Kerry Collins is a widely beloved powerhouse of charity work both in Boston and throughout the NHL. In her position as Senior Director of Community Relations for the Boston Bruins she is responsible for developing and leading all community relations programs including youth hockey, education and player initiatives. She does all this work with a great deal of kindness, passion, and enthusiasm.
Previously Collins worked for New England Sports Network (NESN) and SportsRadio 850 WEEI in Marketing and Promotions. She joined the Boston Bruins in 2003 and recently was promoted to Senior Director of Community Relations.
Collins is actively involved in and serves on the boards for many charities including Franciscan Children’s, Cystic Fibrosis, March of Dimes, Irish Cultural Center of New England, and the Progeria Research Foundation.
She enjoys traveling the world, watching sports, and she is an avid runner. Kerry’s goal is to run a half marathon in every U.S. state in the next five years.
Kerry is a native of Marshfield, MA. She received her degree in Business Management from Plymouth State College.
Kerry has been the liaison between the Boston Bruins organization and the Ace Bailey Children’s Foundation for the past sixteen years. In that time we’ve come to know what members of the wider hockey community and so many other charities know: Kerry Collins is most definitely a very, very Good Guy!
Caroline Bavis and Tessa Smith
Each year we recognize and honor an individual that has gone out of their way and above-and-beyond to help the foundation. This year we wish to recognize two young women who are seniors in high school and have run Christmas toy drives for Ace’s Place for the past four years. They are Caroline Bavis (Mark Bavis’s niece) and her friend, Tessa Smith. Caroline and Tessa have come to Face Off for Ace over the past four years as volunteers to sell keys for the raffle.

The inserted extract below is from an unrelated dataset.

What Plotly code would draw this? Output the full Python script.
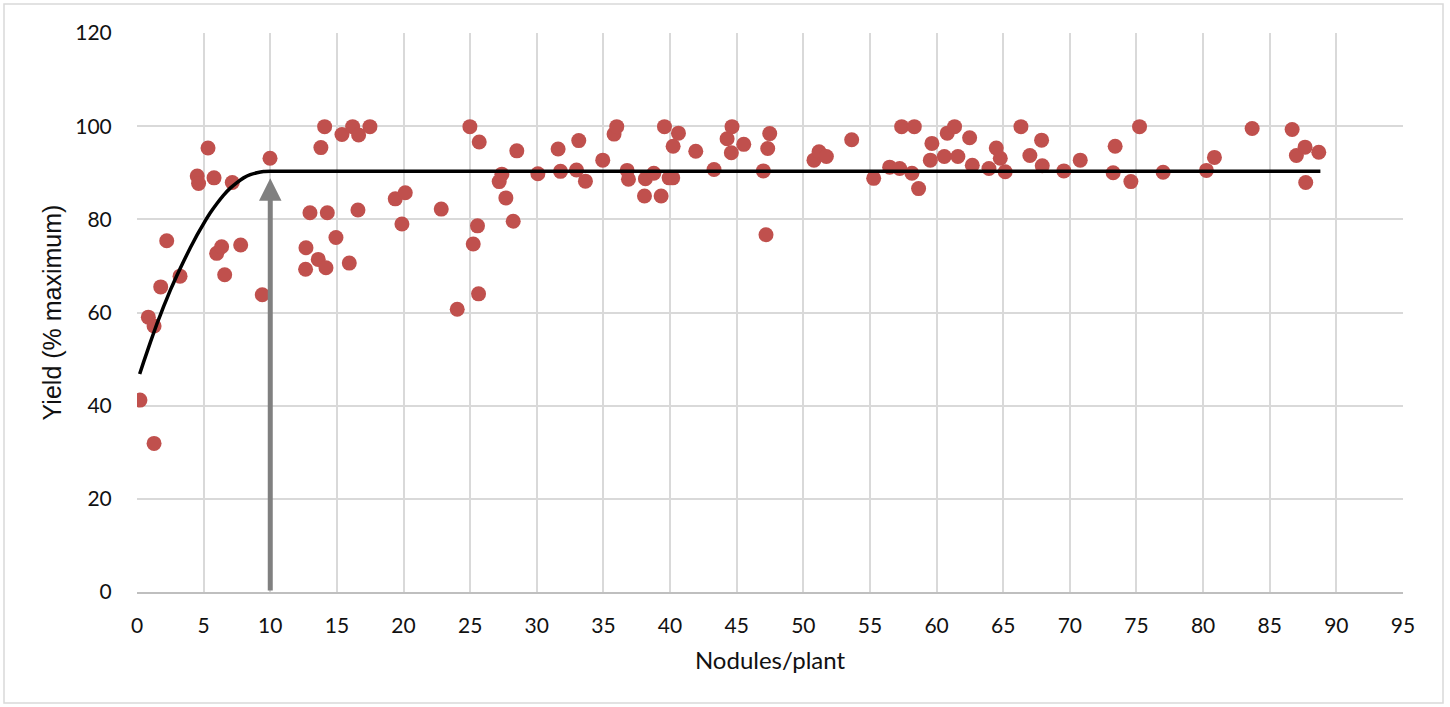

Both Caroline and Tessa will be graduating from high school this spring and going off to college in the fall.
After attending Face Off for Ace for the first time during their freshman year, Caroline contacted me to suggest that she and Tessa organize a toy drive to provide Christmas presents for kids through Ace’s Place.
Most people want to donate toys for small children, but Caroline and Tessa correctly realized the need for gifts for teenagers who are often overlooked in the pediatric setting.
So beginning in 2015 they went out to family and friends to make an appeal. In the first year they raised $1,800 to buy toys, in 2016 they raised $2,000, in 2017 they upped it to $3,500, and this past Christmas they raised an amazing $7,000 for Ace's Place in cash donations and donated items including three iPads, two iPad Mini's, iPod’s and two Portals. That’s a substantial amount of money for high schoolers to raise but even more impressive is the learning curve that they travelled in increasing donations annually.
With the money they bought teen and “tween” appropriate gifts and delivered them personally to inpatient kids. It’s a wonderful thing to see them going from room to room, greeting hospitalized kids and bringing joy to teens who are ill around the holidays. We are all very grateful to Caroline and Tessa and wish them all the best as they go off to college in the fall.
What's New: The Toughlings
We have recently finished redecorating the exam/treatment rooms in the Floating Hospital for Children’s Pediatric Emergency Department with the adventures of the Toughlings.
The Toughlings remind kids that, “You don’t have to be big to be strong.” The Toughlings are wonderfully colorful cartoon characters created just for the Floating Hospital, each of whom has a personal strength that will help pull them through difficulties. The characters and their adventures are being spread throughout the hospital in wall panels, books, stickers, etc. and on a website. Kids can select a favorite from among these small animal characters––one that they identify with––and then they will find their “pal” in each of the various clinics. The medical staff’s identification badges are clipped in place with an image of one of the characters and staff is able to discuss the Toughlings with their young patients. It’s a in-depth program and will help the kids to feel comfortable and entertained while being treated. We have added The Toughlings to the main hospital foyer and the mezzanine level, and have also added them to the Pediatric Emergency Department.
The Ace Bailey Children’s Foundation is working with the Floating Hospital for Children to make the hospital environment more welcoming to kids with the addition of The Toughlings
It’s about welcoming kids into spaces that are designed just for them — to connect with them, to delight them and put them at ease.